Leave out the images; return the rest of the data exactly.

::::::

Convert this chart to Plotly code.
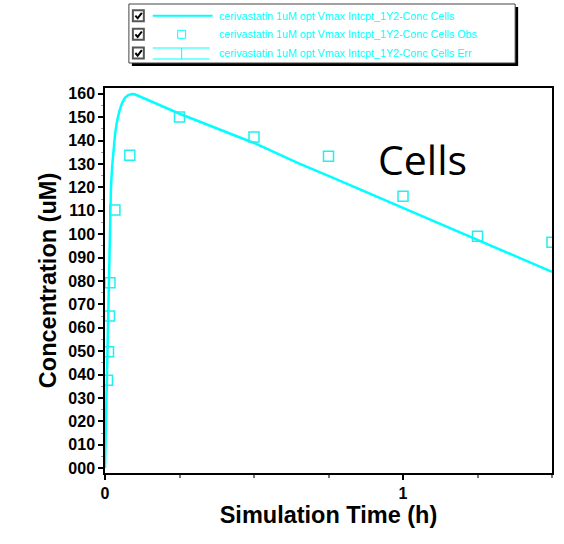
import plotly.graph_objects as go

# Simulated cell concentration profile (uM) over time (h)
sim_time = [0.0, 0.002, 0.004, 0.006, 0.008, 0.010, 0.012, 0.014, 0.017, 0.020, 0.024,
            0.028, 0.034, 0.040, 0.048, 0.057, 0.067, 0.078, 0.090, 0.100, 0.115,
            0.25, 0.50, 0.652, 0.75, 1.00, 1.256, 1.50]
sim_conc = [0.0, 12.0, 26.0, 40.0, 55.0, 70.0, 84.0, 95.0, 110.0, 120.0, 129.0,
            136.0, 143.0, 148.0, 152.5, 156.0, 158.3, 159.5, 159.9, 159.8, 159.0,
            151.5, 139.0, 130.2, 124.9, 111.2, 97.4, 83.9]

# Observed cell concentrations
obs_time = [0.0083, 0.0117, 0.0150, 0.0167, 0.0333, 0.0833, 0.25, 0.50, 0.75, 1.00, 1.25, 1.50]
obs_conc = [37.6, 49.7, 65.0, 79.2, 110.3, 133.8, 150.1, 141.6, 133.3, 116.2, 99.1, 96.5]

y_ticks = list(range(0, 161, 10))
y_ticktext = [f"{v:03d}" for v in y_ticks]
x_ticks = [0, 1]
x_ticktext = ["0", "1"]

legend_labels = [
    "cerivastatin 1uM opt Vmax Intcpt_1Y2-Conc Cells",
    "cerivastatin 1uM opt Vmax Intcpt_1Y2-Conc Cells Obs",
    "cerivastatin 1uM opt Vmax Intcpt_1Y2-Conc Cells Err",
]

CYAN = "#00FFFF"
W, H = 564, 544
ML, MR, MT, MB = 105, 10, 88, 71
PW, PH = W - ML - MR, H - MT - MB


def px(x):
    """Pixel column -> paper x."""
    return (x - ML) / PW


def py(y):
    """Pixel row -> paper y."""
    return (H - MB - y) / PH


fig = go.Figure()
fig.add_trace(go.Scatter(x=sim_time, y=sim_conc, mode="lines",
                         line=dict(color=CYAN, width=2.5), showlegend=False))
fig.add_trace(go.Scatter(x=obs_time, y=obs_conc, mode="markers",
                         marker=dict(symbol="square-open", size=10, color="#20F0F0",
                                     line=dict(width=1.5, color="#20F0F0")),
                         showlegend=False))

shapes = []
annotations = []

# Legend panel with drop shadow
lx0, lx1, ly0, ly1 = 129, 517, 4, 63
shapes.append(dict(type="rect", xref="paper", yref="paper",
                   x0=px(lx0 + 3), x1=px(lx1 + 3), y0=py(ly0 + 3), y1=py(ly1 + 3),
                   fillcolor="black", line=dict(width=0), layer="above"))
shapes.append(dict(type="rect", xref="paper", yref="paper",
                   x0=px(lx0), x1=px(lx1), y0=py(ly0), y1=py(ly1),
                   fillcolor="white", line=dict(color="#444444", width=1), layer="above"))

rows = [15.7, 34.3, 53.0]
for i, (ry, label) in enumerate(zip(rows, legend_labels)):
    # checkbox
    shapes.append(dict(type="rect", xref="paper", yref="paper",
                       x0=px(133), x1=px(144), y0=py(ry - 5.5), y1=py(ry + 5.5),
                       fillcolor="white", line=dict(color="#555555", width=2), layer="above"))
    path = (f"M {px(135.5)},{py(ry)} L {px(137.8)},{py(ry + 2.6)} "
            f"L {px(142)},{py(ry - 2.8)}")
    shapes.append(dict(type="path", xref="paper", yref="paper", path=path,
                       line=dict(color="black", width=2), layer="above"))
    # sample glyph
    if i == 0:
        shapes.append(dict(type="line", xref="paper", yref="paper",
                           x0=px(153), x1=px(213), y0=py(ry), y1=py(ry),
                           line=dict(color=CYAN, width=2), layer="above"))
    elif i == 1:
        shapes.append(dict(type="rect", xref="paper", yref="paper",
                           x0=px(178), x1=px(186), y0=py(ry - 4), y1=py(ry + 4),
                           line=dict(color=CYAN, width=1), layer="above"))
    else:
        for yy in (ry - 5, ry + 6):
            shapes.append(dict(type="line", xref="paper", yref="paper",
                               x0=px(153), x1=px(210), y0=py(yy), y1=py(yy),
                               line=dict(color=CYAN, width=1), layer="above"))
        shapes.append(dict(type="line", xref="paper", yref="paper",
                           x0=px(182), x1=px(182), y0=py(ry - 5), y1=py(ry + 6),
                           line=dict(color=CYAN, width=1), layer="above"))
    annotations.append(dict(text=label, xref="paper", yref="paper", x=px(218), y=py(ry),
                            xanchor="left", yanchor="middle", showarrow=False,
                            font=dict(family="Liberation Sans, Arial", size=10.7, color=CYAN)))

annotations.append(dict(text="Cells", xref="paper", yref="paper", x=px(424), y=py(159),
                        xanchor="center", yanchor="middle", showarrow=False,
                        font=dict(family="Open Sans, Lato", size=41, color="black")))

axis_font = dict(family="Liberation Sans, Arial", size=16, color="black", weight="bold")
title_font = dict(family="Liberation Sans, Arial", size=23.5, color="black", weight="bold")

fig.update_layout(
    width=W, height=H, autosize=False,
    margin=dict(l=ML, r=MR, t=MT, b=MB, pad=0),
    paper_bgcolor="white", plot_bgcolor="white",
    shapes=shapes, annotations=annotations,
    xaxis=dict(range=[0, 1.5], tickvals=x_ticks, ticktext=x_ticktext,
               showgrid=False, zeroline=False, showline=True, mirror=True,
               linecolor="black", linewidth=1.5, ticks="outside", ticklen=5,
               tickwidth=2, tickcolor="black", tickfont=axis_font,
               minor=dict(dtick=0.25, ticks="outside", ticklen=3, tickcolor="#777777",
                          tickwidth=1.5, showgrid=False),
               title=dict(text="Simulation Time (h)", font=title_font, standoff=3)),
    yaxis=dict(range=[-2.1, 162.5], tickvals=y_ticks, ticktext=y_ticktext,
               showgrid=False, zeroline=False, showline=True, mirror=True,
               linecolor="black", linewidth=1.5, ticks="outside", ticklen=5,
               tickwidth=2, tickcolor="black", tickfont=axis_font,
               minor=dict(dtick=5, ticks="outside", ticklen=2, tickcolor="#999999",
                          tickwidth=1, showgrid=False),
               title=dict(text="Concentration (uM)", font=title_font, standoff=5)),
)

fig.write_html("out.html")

::::::

(Expected answer):
Convert this chart to Plotly code.
import plotly.graph_objects as go

# Simulated cell concentration profile (uM) over time (h)
sim_time = [0.0, 0.002, 0.004, 0.006, 0.008, 0.010, 0.012, 0.014, 0.017, 0.020, 0.024,
            0.028, 0.034, 0.040, 0.048, 0.057, 0.067, 0.078, 0.090, 0.100, 0.115,
            0.25, 0.50, 0.652, 0.75, 1.00, 1.256, 1.50]
sim_conc = [0.0, 12.0, 26.0, 40.0, 55.0, 70.0, 84.0, 95.0, 110.0, 120.0, 129.0,
            136.0, 143.0, 148.0, 152.5, 156.0, 158.3, 159.5, 159.9, 159.8, 159.0,
            151.5, 139.0, 130.2, 124.9, 111.2, 97.4, 83.9]

# Observed cell concentrations
obs_time = [0.0083, 0.0117, 0.0150, 0.0167, 0.0333, 0.0833, 0.25, 0.50, 0.75, 1.00, 1.25, 1.50]
obs_conc = [37.6, 49.7, 65.0, 79.2, 110.3, 133.8, 150.1, 141.6, 133.3, 116.2, 99.1, 96.5]

y_ticks = list(range(0, 161, 10))
y_ticktext = [f"{v:03d}" for v in y_ticks]
x_ticks = [0, 1]
x_ticktext = ["0", "1"]

legend_labels = [
    "cerivastatin 1uM opt Vmax Intcpt_1Y2-Conc Cells",
    "cerivastatin 1uM opt Vmax Intcpt_1Y2-Conc Cells Obs",
    "cerivastatin 1uM opt Vmax Intcpt_1Y2-Conc Cells Err",
]

CYAN = "#00FFFF"
W, H = 564, 544
ML, MR, MT, MB = 105, 10, 88, 71
PW, PH = W - ML - MR, H - MT - MB


def px(x):
    """Pixel column -> paper x."""
    return (x - ML) / PW


def py(y):
    """Pixel row -> paper y."""
    return (H - MB - y) / PH


fig = go.Figure()
fig.add_trace(go.Scatter(x=sim_time, y=sim_conc, mode="lines",
                         line=dict(color=CYAN, width=2.5), showlegend=False))
fig.add_trace(go.Scatter(x=obs_time, y=obs_conc, mode="markers",
                         marker=dict(symbol="square-open", size=10, color="#20F0F0",
                                     line=dict(width=1.5, color="#20F0F0")),
                         showlegend=False))

shapes = []
annotations = []

# Legend panel with drop shadow
lx0, lx1, ly0, ly1 = 129, 517, 4, 63
shapes.append(dict(type="rect", xref="paper", yref="paper",
                   x0=px(lx0 + 3), x1=px(lx1 + 3), y0=py(ly0 + 3), y1=py(ly1 + 3),
                   fillcolor="black", line=dict(width=0), layer="above"))
shapes.append(dict(type="rect", xref="paper", yref="paper",
                   x0=px(lx0), x1=px(lx1), y0=py(ly0), y1=py(ly1),
                   fillcolor="white", line=dict(color="#444444", width=1), layer="above"))

rows = [15.7, 34.3, 53.0]
for i, (ry, label) in enumerate(zip(rows, legend_labels)):
    # checkbox
    shapes.append(dict(type="rect", xref="paper", yref="paper",
                       x0=px(133), x1=px(144), y0=py(ry - 5.5), y1=py(ry + 5.5),
                       fillcolor="white", line=dict(color="#555555", width=2), layer="above"))
    path = (f"M {px(135.5)},{py(ry)} L {px(137.8)},{py(ry + 2.6)} "
            f"L {px(142)},{py(ry - 2.8)}")
    shapes.append(dict(type="path", xref="paper", yref="paper", path=path,
                       line=dict(color="black", width=2), layer="above"))
    # sample glyph
    if i == 0:
        shapes.append(dict(type="line", xref="paper", yref="paper",
                           x0=px(153), x1=px(213), y0=py(ry), y1=py(ry),
                           line=dict(color=CYAN, width=2), layer="above"))
    elif i == 1:
        shapes.append(dict(type="rect", xref="paper", yref="paper",
                           x0=px(178), x1=px(186), y0=py(ry - 4), y1=py(ry + 4),
                           line=dict(color=CYAN, width=1), layer="above"))
    else:
        for yy in (ry - 5, ry + 6):
            shapes.append(dict(type="line", xref="paper", yref="paper",
                               x0=px(153), x1=px(210), y0=py(yy), y1=py(yy),
                               line=dict(color=CYAN, width=1), layer="above"))
        shapes.append(dict(type="line", xref="paper", yref="paper",
                           x0=px(182), x1=px(182), y0=py(ry - 5), y1=py(ry + 6),
                           line=dict(color=CYAN, width=1), layer="above"))
    annotations.append(dict(text=label, xref="paper", yref="paper", x=px(218), y=py(ry),
                            xanchor="left", yanchor="middle", showarrow=False,
                            font=dict(family="Liberation Sans, Arial", size=10.7, color=CYAN)))

annotations.append(dict(text="Cells", xref="paper", yref="paper", x=px(424), y=py(159),
                        xanchor="center", yanchor="middle", showarrow=False,
                        font=dict(family="Open Sans, Lato", size=41, color="black")))

axis_font = dict(family="Liberation Sans, Arial", size=16, color="black", weight="bold")
title_font = dict(family="Liberation Sans, Arial", size=23.5, color="black", weight="bold")

fig.update_layout(
    width=W, height=H, autosize=False,
    margin=dict(l=ML, r=MR, t=MT, b=MB, pad=0),
    paper_bgcolor="white", plot_bgcolor="white",
    shapes=shapes, annotations=annotations,
    xaxis=dict(range=[0, 1.5], tickvals=x_ticks, ticktext=x_ticktext,
               showgrid=False, zeroline=False, showline=True, mirror=True,
               linecolor="black", linewidth=1.5, ticks="outside", ticklen=5,
               tickwidth=2, tickcolor="black", tickfont=axis_font,
               minor=dict(dtick=0.25, ticks="outside", ticklen=3, tickcolor="#777777",
                          tickwidth=1.5, showgrid=False),
               title=dict(text="Simulation Time (h)", font=title_font, standoff=3)),
    yaxis=dict(range=[-2.1, 162.5], tickvals=y_ticks, ticktext=y_ticktext,
               showgrid=False, zeroline=False, showline=True, mirror=True,
               linecolor="black", linewidth=1.5, ticks="outside", ticklen=5,
               tickwidth=2, tickcolor="black", tickfont=axis_font,
               minor=dict(dtick=5, ticks="outside", ticklen=2, tickcolor="#999999",
                          tickwidth=1, showgrid=False),
               title=dict(text="Concentration (uM)", font=title_font, standoff=5)),
)

fig.write_html("out.html")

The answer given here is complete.